Ao contrário de outros países como Bélgica e Holanda, onde a eutanásia é legal há duas décadas, o Canadá não tem comissões mensais para analisar casos potencialmente preocupantes.
Também não há restrição para médicos sugerirem a eutanásia a pacientes que ainda não a solicitaram, uma prática explicitamente proibida em outros lugares.
As pessoas que buscam a eutanásia no Canadá também não precisam ter esgotado todas as opções de tratamento, como é o caso da Bélgica e da Holanda.
De acordo com a lei atual, qualquer adulto com uma doença grave, doença ou deficiência pode pedir para ser morto.
Theresia Degener, professora de direito e estudos sobre deficiência na Universidade Protestante de Ciências Aplicadas da Alemanha, disse que permitir a eutanásia baseada exclusivamente na deficiência era uma clara violação dos direitos humanos.
“A implicação da lei do Canadá é que uma vida com deficiência automaticamente vale menos a pena ser vivida e que, em alguns casos, a morte é preferível”, disse ela.
Após a morte de Alan Nichols, sua família foi à polícia, mas em março um oficial disse à família que a documentação mostrava que ele “preenchia os critérios” para a eutanásia.
Em uma das avaliações de eutanásia apresentadas por uma enfermeira antes de Nichols ser morto, ela observou seu histórico de convulsões, fragilidade e “falta de melhora”.
Trudo Lemmens, presidente de lei e política de saúde da Universidade de Toronto, disse que era "surpreendente" que as autoridades concluíssem que a morte de Nichols era justificada.
Enquanto isso, alguns canadenses deficientes optaram por ser mortos em face das contas (custos médicos) crescentes.
Antes de ser sacrificado em agosto de 2019 aos 41 anos, Sean Tagert lutou para obter os cuidados 24 horas por dia de que precisava.

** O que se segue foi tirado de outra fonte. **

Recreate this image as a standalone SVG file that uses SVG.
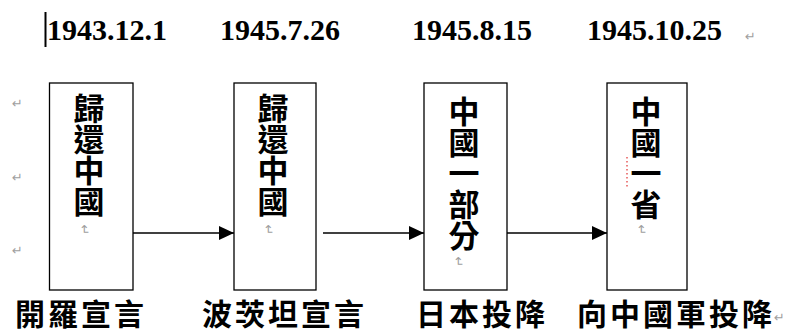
<svg xmlns="http://www.w3.org/2000/svg" width="785" height="334" viewBox="0 0 785 334">
<style>
.date{font-family:"Liberation Serif",serif;font-weight:bold;font-size:30px;fill:#000}
.v{font-family:"Noto Sans CJK TC","Noto Sans CJK SC",sans-serif;font-weight:bold;font-size:31px;fill:#000;writing-mode:vertical-rl}
.lab{font-family:"Noto Sans CJK TC","Noto Sans CJK SC",sans-serif;font-weight:bold;font-size:30px;letter-spacing:3px;fill:#000}
.mark{font-family:"DejaVu Sans",sans-serif;font-size:13px;fill:#a0a0a0}
.box{fill:#fff;stroke:#000;stroke-width:1.3}
.conn{stroke:#000;stroke-width:1.3;fill:none}
</style>
<defs>
<marker id="ah" markerWidth="15" markerHeight="14" refX="15" refY="7" orient="auto" markerUnits="userSpaceOnUse">
<path d="M0,0 L15,7 L0,14 Z" fill="#000"/>
</marker>
</defs>
<rect width="785" height="334" fill="#fff"/>
<g id="dates">
<line x1="45.5" y1="12" x2="45.5" y2="47" stroke="#000" stroke-width="2"/>
<text class="date" x="47" y="40">1943.12.1</text>
<text class="date" x="220" y="40">1945.7.26</text>
<text class="date" x="412" y="40">1945.8.15</text>
<text class="date" x="587" y="40">1945.10.25</text>
<text class="mark" x="745" y="41">↵</text>
</g>
<g id="margin-marks">
<text class="mark" x="12" y="108">↵</text>
<text class="mark" x="12" y="182">↵</text>
<text class="mark" x="12" y="255">↵</text>
</g>
<g id="connectors">
<line class="conn" x1="133" y1="233" x2="234" y2="233" marker-end="url(#ah)"/>
<line class="conn" x1="323" y1="233" x2="424" y2="233" marker-end="url(#ah)"/>
<line class="conn" x1="507" y1="233" x2="607" y2="233" marker-end="url(#ah)"/>
</g>
<g id="node1">
<rect class="box" x="49.5" y="83" width="83.5" height="207"/>
<text class="v" x="89" y="93">歸還中國</text>
<text class="mark" transform="translate(84,230) rotate(90)" text-anchor="middle" dy="4">↵</text>
<text class="lab" x="15" y="325">開羅宣言</text>
</g>
<g id="node2">
<rect class="box" x="234" y="83" width="82" height="207"/>
<text class="v" x="273" y="93">歸還中國</text>
<text class="mark" transform="translate(268,230) rotate(90)" text-anchor="middle" dy="4">↵</text>
<text class="lab" x="202" y="325">波茨坦宣言</text>
</g>
<g id="node3">
<rect class="box" x="424" y="83" width="83" height="207"/>
<text class="v" x="464" y="96">中國一部分</text>
<text class="mark" transform="translate(458,262) rotate(90)" text-anchor="middle" dy="4">↵</text>
<text class="lab" x="416" y="325">日本投降</text>
</g>
<g id="node4">
<rect class="box" x="607" y="83" width="80" height="207"/>
<line x1="627" y1="157" x2="627" y2="188" stroke="#e03030" stroke-width="1.2" stroke-dasharray="1.5,2.5"/>
<text class="v" x="646" y="96">中國一省</text>
<text class="mark" transform="translate(641,230) rotate(90)" text-anchor="middle" dy="4">↵</text>
<text class="lab" x="577" y="325">向中國軍投降</text>
<text class="mark" x="774" y="322">↵</text>
</g>
</svg>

O governo forneceu a Tagert, que sofria da doença de Lou Gehrig, 16 horas de cuidados diários em sua casa em Powell River, British Columbia. Ele gastou cerca de US$ 264 dólares canadenses (US$ 206) por dia para cobrir as outras oito horas.
As autoridades de saúde sugeriram que Tagert se mudasse para uma instituição, mas ele recusou, dizendo que estaria muito longe de seu filho.
“Sei que estou pedindo mudança”, escreveu Tagert em um post no Facebook antes de sua morte. “Eu simplesmente não percebi que isso era uma coisa inaceitável de se fazer.”
Stainton, professor da Universidade da Colúmbia Britânica, destacou que nenhuma província ou território oferece uma renda de benefício por invalidez acima da linha da pobreza. Em algumas regiões, ele disse que é tão baixo quanto CA $ 850 (US $ 662) por mês – menos da metade do valor que o governo forneceu a pessoas incapazes de trabalhar durante a pandemia do COVID-19.
Duclos, o ministro nacional da saúde, disse à Associated Press que não poderia comentar casos específicos, mas disse que todas as jurisdições têm uma série de políticas para apoiar pessoas com deficiência. Ele reconheceu “disparidades no acesso a serviços e apoios em todo o país”.
À medida que a legislação de morte assistida é estendida globalmente – os legisladores devem debatê-la na Grã-Bretanha e o Parlamento de Portugal recentemente apoiou um projeto de lei de eutanásia – alguns especialistas dizem que o sistema no Canadá merece mais escrutínio.
No próximo ano, o Canadá deve permitir que pessoas sejam mortas exclusivamente por motivos de saúde mental. Também está considerando estender a eutanásia a menores “maduros”, menores de 18 anos que atendam aos mesmos requisitos que os adultos.
Landry, comissário de direitos humanos do Canadá, disse que os políticos devem ouvir as preocupações daqueles que enfrentam dificuldades que acreditam que a eutanásia é sua única opção.
“Em uma época em que reconhecemos o direito de morrer com dignidade, devemos fazer mais para garantir o direito de viver com dignidade”, disse ela.